Giving Compass' Take:

· Writing for the Cato Institute, Randal O'Toole lists eight reasons why Congress should not renew the New Starts program as it comes up to expiration in 2020.

· What are the main changes needed to improve public transit? Should transit be handled by the federal government or at state and local levels? 

· Read more on this topic and America’s transportation dilemma.

Since 1992, federal taxpayers have helped fund construction of urban rail transit lines through a program called New Starts. This program is due to expire in 2020, and today the Highways and Transit Subcommittee of the House Transportation and Infrastructure Committee will hold a hearing on whether or not to renew it.
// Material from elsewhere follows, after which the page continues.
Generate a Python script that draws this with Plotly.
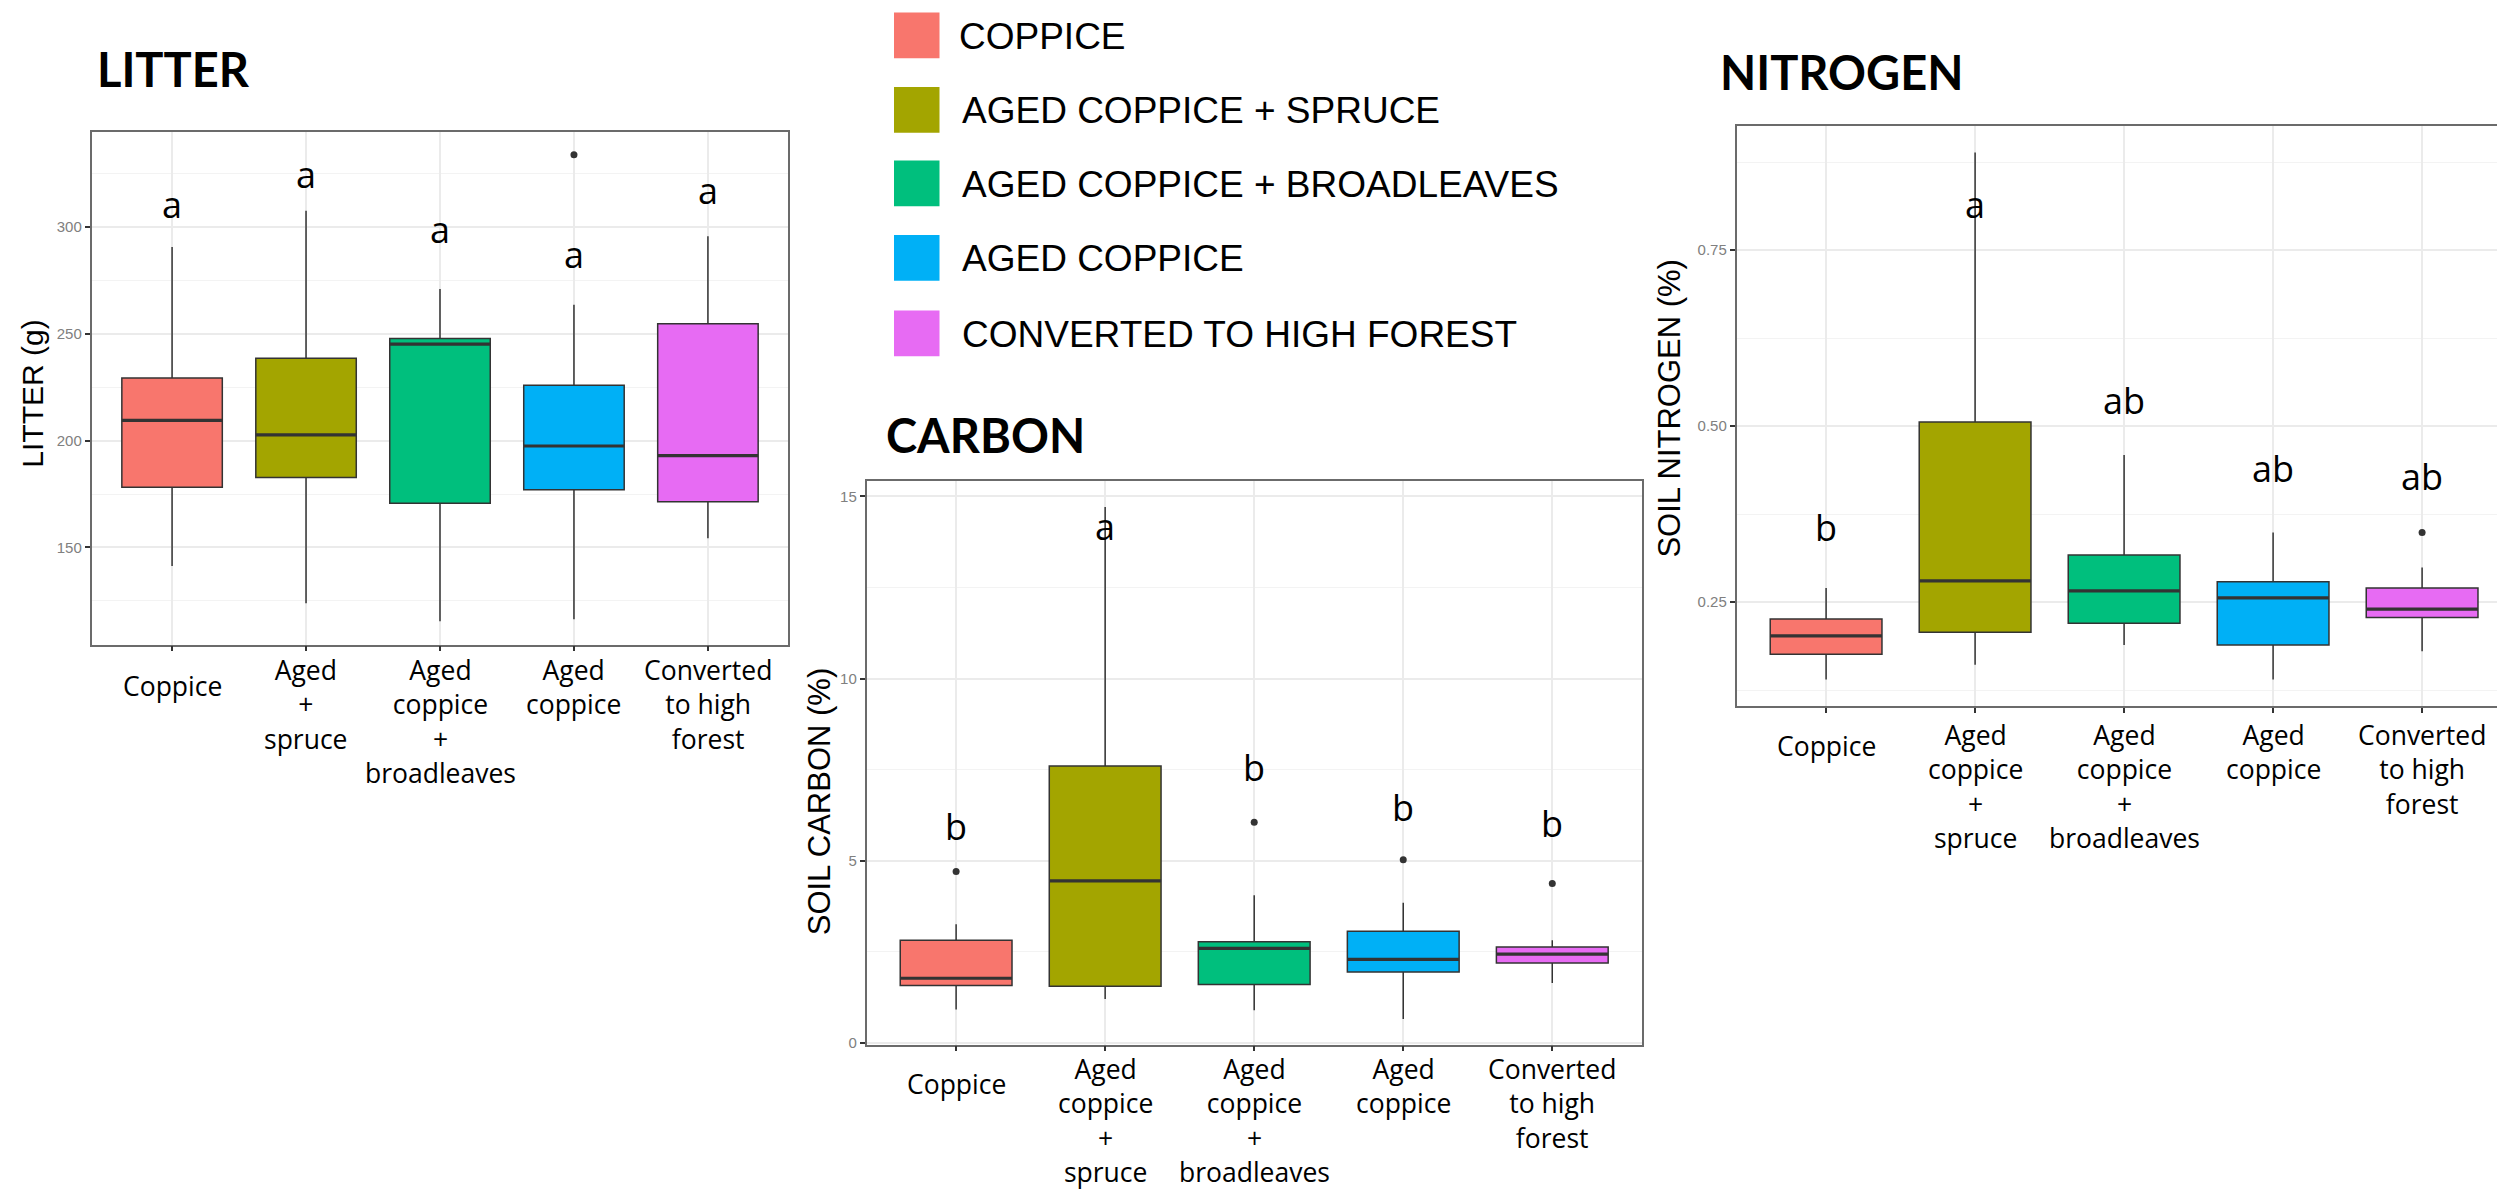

No doubt most of the witnesses at the hearing will be transit agency officials bragging about how their expensive projects have created jobs and generated economic development. But a close look at the projects built with this fund reveals that New Starts has done more damage to American cities than any other federal program since the urban renewal projects of the 1950s. Here are eight reasons why Congress should not renew the program.

  1. New Starts encourages cities to waste money.
  2. New Starts encourages cities to build obsolete technologies.
  3. Rail transit often increases congestion.
  4. New Starts forces transit agencies to go heavily in debt.
  5. New Starts forces cities to double-down on subsidies to generate rail ridership.
  6. Far from promoting economic development, New Starts may actually slow economic growth.
  7. New Starts harms low-income commuters.
  8. Rail transit harms the environment.